Ce n’est tout de même pas la même chose que de lire un article dans le journal indiquant que, la veille, le Cnesco a décrit ce qui se faisait en matière de harcèlement en France ; il s’agit de deux choses complètement différentes. L’analyse du Cnesco n’a-t-elle aucun intérêt ? Je ne dis pas cela, mais il s’agit de tout autre chose et cela ne fait pas progresser autant un système éducatif que l’évaluation des établissements.

Il me semble très difficile de contester mes propos, et, encore une fois, la France n’est pas seule sur la planète. Il existe des systèmes scolaires qui sont évalués ainsi ; ils s’en trouvent bien et ils développent une culture de l’évaluation, utile et constructive pour leurs élèves.

Je ne traiterai pas tout de suite les autres sujets abordés. J’ai notamment entendu des questions relatives à l’indépendance et à la qualité de l’organisme ; nous allons y venir. Je suis d’ailleurs très ouvert à toute évolution.

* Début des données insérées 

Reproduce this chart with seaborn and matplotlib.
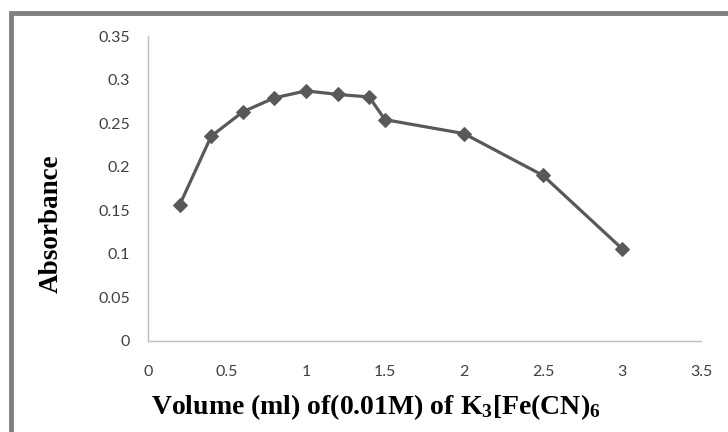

À mes yeux, encore une fois, il n’est pas question de savoir s’il s’agit d’évaluation interne ou externe ; il s’agit d’une évaluation tant interne qu’externe à l’échelle de chaque établissement, et, à l’échelle du pays, d’une évaluation objectivée, avec des garanties. Celles-ci pourront inclure le Parlement, mais nous verrons cela ultérieurement.

Ce qui est important, c’est d’installer, au cœur du système français, un mécanisme d’évaluation qui concerne chaque école, chaque collège, chaque lycée, et qui soit un levier de progrès pour les établissements, sans détruire les aspects positifs du Cnesco. Nous devons faire évoluer cet organisme dans la direction académique qui correspond à la nature des travaux menés jusqu’à présent.

Pour toutes ces raisons, j’émets évidemment un avis défavorable sur ces amendements de suppression.